United States Court of Appeals, Sixth Circuit
Jan 11, 1957
239 F.2d 774 (6th Cir. 1957)

Summary

holding pursuant to the first-to-file rule, when suits involving substantially the same issues and parties are filed in courts of concurrent jurisdiction, the court in which the first action was filed should proceed to judgment

Summary of this case from Horton Archery, LLC v. American Hunting Innovations

Opinion

No. 12806.

January 11, 1957.

Charles F. Meroni and Anthony R. Chiara, Chicago, Ill. (Hill, Sherman, Meroni, Gross Simpson, Chicago, Ill., Horace B. Fay, Jr., Fay Fay, Cleveland, Ohio, on the brief), for appellant.
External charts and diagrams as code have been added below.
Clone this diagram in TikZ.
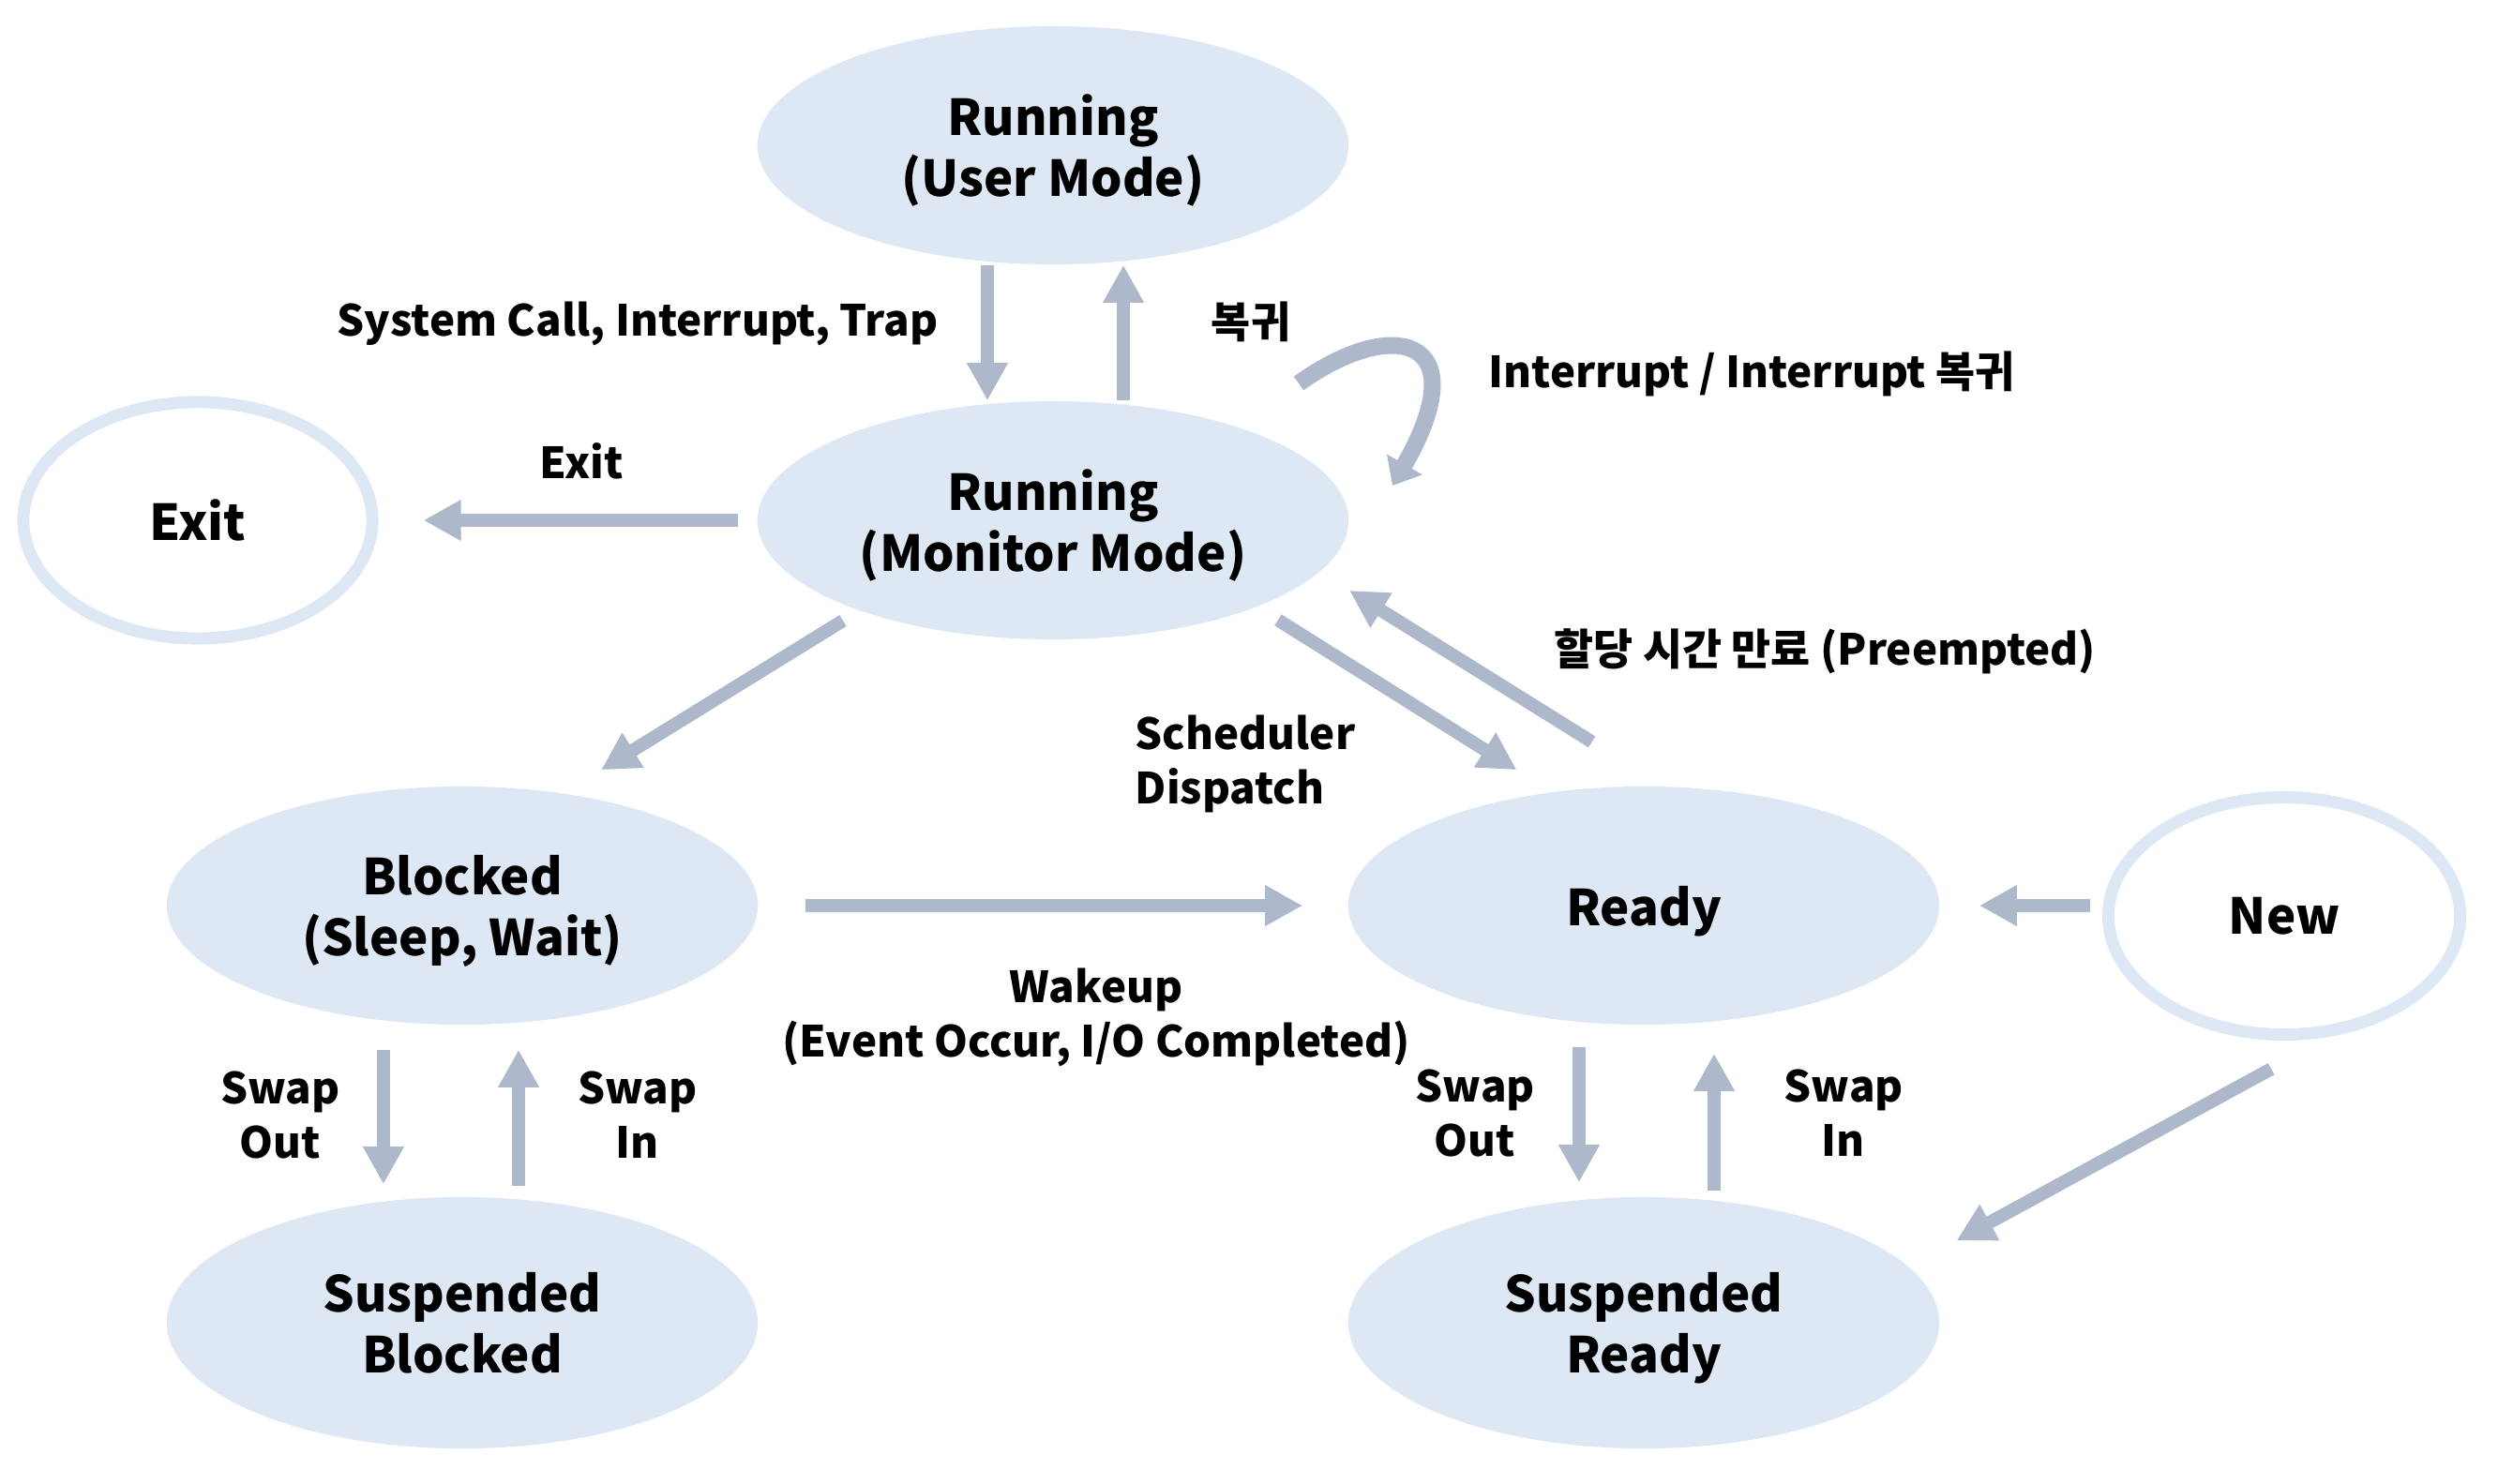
\documentclass[tikz,border=0pt]{standalone}
\usepackage{fontspec}
\setmainfont{Noto Sans CJK KR}
\usetikzlibrary{arrows.meta}
\usetikzlibrary{shapes.geometric}
\definecolor{statefill}{RGB}{222,232,245}
\definecolor{flowgray}{RGB}{173,185,202}
\tikzset{
  state/.style={ellipse, fill=statefill, inner sep=0pt, minimum width=6.3cm, minimum height=2.54cm,
    text depth=0pt, align=center, font=\fontsize{15}{18.5}\selectfont\bfseries},
  ring/.style={ellipse, draw=statefill, line width=0.13cm, inner sep=0pt, minimum width=3.72cm,
    minimum height=2.52cm, align=center, font=\fontsize{15}{18.5}\selectfont\bfseries},
  flow/.style={draw=flowgray, line width=0.14cm, -{Triangle[length=0.4cm, width=0.41cm]}},
  lbl/.style={font=\fontsize{13}{16.5}\selectfont\bfseries, inner sep=0pt, align=center},
}

\begin{document}
\begin{tikzpicture}[x=0.01cm, y=-0.01cm]
  \useasboundingbox (0,0) rectangle (2664,1582);

  % states
  \node[state] (user) at (1123,155) {Running\\(User Mode)};
  \node[state] (mon) at (1123,555) {Running\\(Monitor Mode)};
  \node[ring] (exit) at (211,555) {Exit};
  \node[state] (blk) at (493,966) {Blocked\\(Sleep, Wait)};
  \node[state] (rdy) at (1753,966) {Ready};
  \node[ring, minimum width=3.75cm, minimum height=2.53cm] (new) at (2436,977) {New};
  \node[state, minimum height=2.68cm] (sblk) at (493,1411) {Suspended\\Blocked};
  \node[state, minimum height=2.68cm] (srdy) at (1753,1411) {Suspended\\Ready};

  % user <-> monitor
  \draw[flow] ([xshift=-0.7cm]user.south) -- ([xshift=-0.7cm]mon.north);
  \draw[flow] ([xshift=0.75cm]mon.north) -- ([xshift=0.75cm]user.south);
  \coordinate (loopS) at ([shift={(262,-146)}]mon.center);
  \coordinate (loopE) at ([shift={(362,-37)}]mon.center);
  \draw[flow, line width=0.18cm, -{Triangle[length=0.26cm, width=0.42cm]}] (loopS) .. controls +(100,-72) and +(92,-160) .. (loopE);

  \draw[flow, shorten <=0.2cm, shorten >=0.48cm] (mon.west) -- (exit.east);
  \draw[flow, shorten <=0.2cm, shorten >=0.47cm] (mon.205) -- (blk.48);
  \draw[flow, shorten <=0.26cm, shorten >=0.44cm] (mon.337) -- (rdy.129);
  \draw[flow, shorten <=0.89cm, shorten >=0.37cm] (rdy.81.5) -- (mon.349);
  \draw[flow, shorten <=0.5cm, shorten >=0.48cm] (blk.east) -- (rdy.west);

  % swapping
  \draw[flow, shorten <=0.26cm, shorten >=0.13cm] ([xshift=-0.84cm]blk.south) -- ([xshift=-0.84cm]sblk.north);
  \draw[flow, shorten <=0.11cm, shorten >=0.26cm] ([xshift=0.6cm]sblk.north) -- ([xshift=0.6cm]blk.south);
  \draw[flow, shorten <=0.23cm, shorten >=0.15cm] ([xshift=-0.69cm]rdy.south) -- ([xshift=-0.69cm]srdy.north);
  \draw[flow, shorten <=0.06cm, shorten >=0.3cm] ([xshift=0.75cm]srdy.north) -- ([xshift=0.75cm]rdy.south);

  % new process
  \draw[flow, shorten <=0.13cm, shorten >=0.42cm] (new.west |- rdy.east) -- (rdy.east);
  \draw[flow, shorten <=0.72cm, shorten >=0.58cm] (new.291) -- (srdy.12);

  % labels
  \node[lbl, anchor=east] (syscall) at (1001,345) {System Call, Interrupt, Trap};
  \node[lbl] (ret) at (1334,343) {복귀};
  \node[lbl, anchor=west] (intr) at (1587,399) {Interrupt / Interrupt 복귀};
  \node[lbl] (exitlbl) at (620,492) {Exit};
  \node[lbl, anchor=west] (preempt) at (1657,695) {할당 시간 만료 (Preempted)};
  \node[lbl, anchor=west, align=left] (dispatch) at (1210,815) {Scheduler\\Dispatch};
  \node[lbl] (wakeup) at (1169,1085) {Wakeup\\(Event Occur, I/O Completed)};
  \node[lbl] (outL) at (299,1189) {Swap\\Out};
  \node[lbl] (inL) at (680,1189) {Swap\\In};
  \node[lbl] (outR) at (1573,1187) {Swap\\Out};
  \node[lbl] (inR) at (1966,1187) {Swap\\In};
\end{tikzpicture}
\end{document}
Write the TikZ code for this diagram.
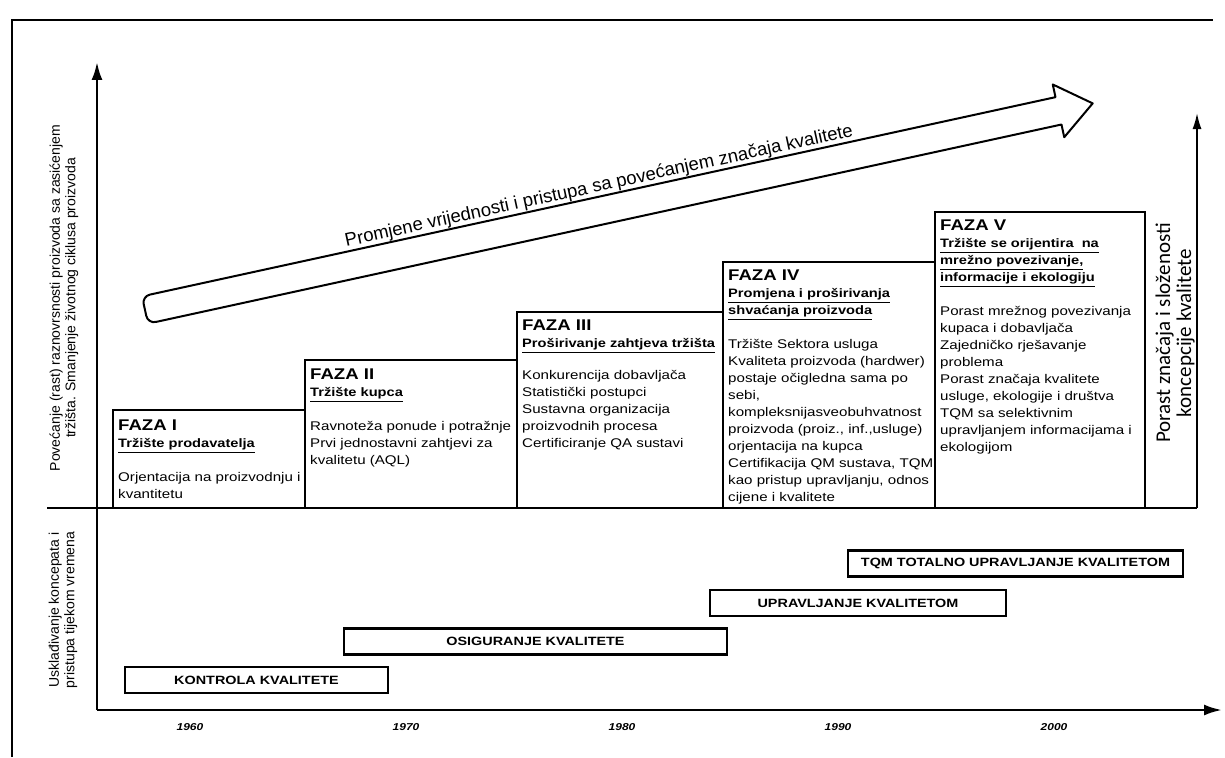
\documentclass[tikz,border=0pt]{standalone}
\usepackage{fontspec}
\setmainfont{Liberation Sans}
\newfontfamily\widefont{Liberation Sans}[FakeStretch=1.2]
\newfontfamily\calfont{Carlito}
\usetikzlibrary{arrows.meta, positioning}
\newcommand{\bodyfont}{\widefont\fontsize{12.6}{17}\selectfont}
\newcommand{\ttl}[1]{{\widefont\bfseries\fontsize{15.5}{17}\selectfont #1}}
\newcommand{\subt}[1]{{\widefont\bfseries\fontsize{12.2}{17}\selectfont\underline{#1}}}
\newcommand{\barfont}{\widefont\bfseries\fontsize{12}{14}\selectfont}
\newcommand{\yearfont}{\widefont\bfseries\itshape\fontsize{10}{12}\selectfont}
\newcommand{\sidefont}{\fontsize{14}{15.5}\selectfont}

\begin{document}
\begin{tikzpicture}[
  x=1pt, y=-1pt,
  frame/.style={line width=1.6pt},
  axis/.style={line width=2.6pt, -{Latex[length=18pt, width=11pt]}},
  raxis/.style={line width=1.8pt, -{Latex[length=16pt, width=9pt]}},
  phase/.style={line width=1.3pt},
  ptxt/.style={anchor=north west, align=left, inner sep=0pt, font=\bodyfont},
  bar/.style={draw, line width=2.2pt, minimum height=26pt, inner sep=0pt, font=\barfont},
  bigarrow/.style={line width=2pt, fill=white, line join=round},
  year/.style={font=\yearfont},
  side/.style={rotate=90, align=center, font=\sidefont}
]
\useasboundingbox (0,0) rectangle (1225,757);

% frame and axes
\draw[frame] (12,757) -- (12,20) -- (1213,20);
\coordinate (o) at (97,710);
\coordinate (ytop) at (97,62);
\coordinate (xend) at (1222,710);
\coordinate (dl) at (47,508);
\coordinate (dr) at (1197,508);
\coordinate (rtop) at (1197,113);
\draw[frame] (dl) -- (dr);
\draw[axis] (o) -- (ytop);
\draw[axis] (o) -- (xend);
\draw[raxis] (dr) -- (rtop);

% side labels
\node[side] (lup) at (64,298) {Povećanje (rast) raznovrsnosti proizvoda sa zasićenjem\\tržišta. Smanjenje životnog ciklusa proizvoda};
\node[side] (llow) at (63,610) {Usklađivanje koncepata i\\pristupa tijekom vremena};
\node[side, font=\calfont\fontsize{21}{21}\selectfont] (lright) at (1175,333) {Porast značaja i složenosti\\koncepcije kvalitete};

% phases
\foreach \l/\t/\r in {113/410/305, 305/360/517, 517/312/723, 723/262/935, 935/212/1145}
  \draw[phase] (\l,508) rectangle (\r,\t);

\node[ptxt] (f1) at (118,420) {\ttl{FAZA I}\\ \subt{Tržište prodavatelja}\\[17pt]
  Orjentacija na proizvodnju i\\ kvantitetu};
\node[ptxt] (f2) at (310,369) {\ttl{FAZA II}\\ \subt{Tržište kupca}\\[17pt]
  Ravnoteža ponude i potražnje\\ Prvi jednostavni zahtjevi za\\ kvalitetu (AQL)};
\node[ptxt] (f3) at (522,320) {\ttl{FAZA III}\\ \subt{Proširivanje zahtjeva tržišta}\\[15pt]
  Konkurencija dobavljača\\ Statistički postupci\\ Sustavna organizacija\\
  proizvodnih procesa\\ Certificiranje QA sustavi};
\node[ptxt] (f4) at (728,270) {\ttl{FAZA IV}\\ \subt{Promjena i proširivanja}\\ \subt{shvaćanja proizvoda}\\[17pt]
  Tržište Sektora usluga\\ Kvaliteta proizvoda (hardwer)\\ postaje očigledna sama po\\ sebi,\\
  kompleksnijasveobuhvatnost\\ proizvoda (proiz., inf.,usluge)\\ orjentacija na kupca\\
  Certifikacija QM sustava, TQM\\ kao pristup upravljanju, odnos\\ cijene i kvalitete};
\node[ptxt] (f5) at (940,220) {\ttl{FAZA V}\\ \subt{Tržište se orijentira\ \ na}\\ \subt{mrežno povezivanje,}\\ \subt{informacije i ekologiju}\\[17pt]
  Porast mrežnog povezivanja\\ kupaca i dobavljača\\ Zajedničko rješavanje\\ problema\\
  Porast značaja kvalitete\\ usluge, ekologije i društva\\ TQM sa selektivnim\\
  upravljanjem informacijama i\\ ekologijom};

% big arrow
\begin{scope}[shift={(145,310)}, rotate=12.3]
  \draw[bigarrow] (8,-14) -- (935,-14) -- (935,-27) -- (970,0) -- (935,27) -- (935,14)
    -- (8,14) arc[start angle=90, end angle=180, radius=8] -- (0,-6)
    arc[start angle=180, end angle=270, radius=8] -- cycle;
  \node[anchor=base, rotate=12.3, inner sep=0pt, font=\fontsize{18.5}{20}\selectfont] (trend) at (470,-19)
    {Promjene vrijednosti i pristupa sa povećanjem značaja kvalitete};
\end{scope}

% concepts over time
\node[bar, minimum width=335pt] (tqm) at (1015.5,563.5) {TQM TOTALNO UPRAVLJANJE KVALITETOM};
\node[bar, minimum width=296pt] (uk) at (858,603) {UPRAVLJANJE KVALITETOM};
\node[bar, minimum width=383pt] (ok) at (535.5,641.5) {OSIGURANJE KVALITETE};
\node[bar, minimum width=263pt] (kk) at (256.5,680) {KONTROLA KVALITETE};

% years
\foreach \yr [count=\i from 0] in {1960,1970,1980,1990,2000}
  \node[year] (y\yr) at (190+216*\i,727) {\yr};
\end{tikzpicture}
\end{document}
Walter J. Blenko, Pittsburgh, Pa. (John H.F. Leonard, Walter J. Blenko, Jr., Blenko, Hoopes, Leonard Buell, Pittsburgh, Pa., McCoy, Greene TeGrotenhuis, Cleveland, Ohio, William Henry Venable, Pittsburgh, Pa., on the brief), for appellees.

Before ALLEN, MILLER and STEWART, Circuit Judges.


The appellant is an Illinois corporation, licensed to do business in Ohio, where it has appointed a statutory agent for service of process. On August 1, 1955, the appellees filed a complaint in the District Court for the Northern District of Ohio, seeking a declaratory judgment holding six of the appellant's patents invalid and not infringed. Service of process in this action was effected on August 8, 1955. On August 4, 1955, the appellant filed a complaint in the District Court for the Northern District of Illinois against one of the appellees, asking an injunction and damages for infringement of the same six patents. Service of process in that suit was made on August 5, 1955. This appeal is from an interlocutory order entered in the declaratory judgment suit enjoining the appellant from prosecuting the Illinois action.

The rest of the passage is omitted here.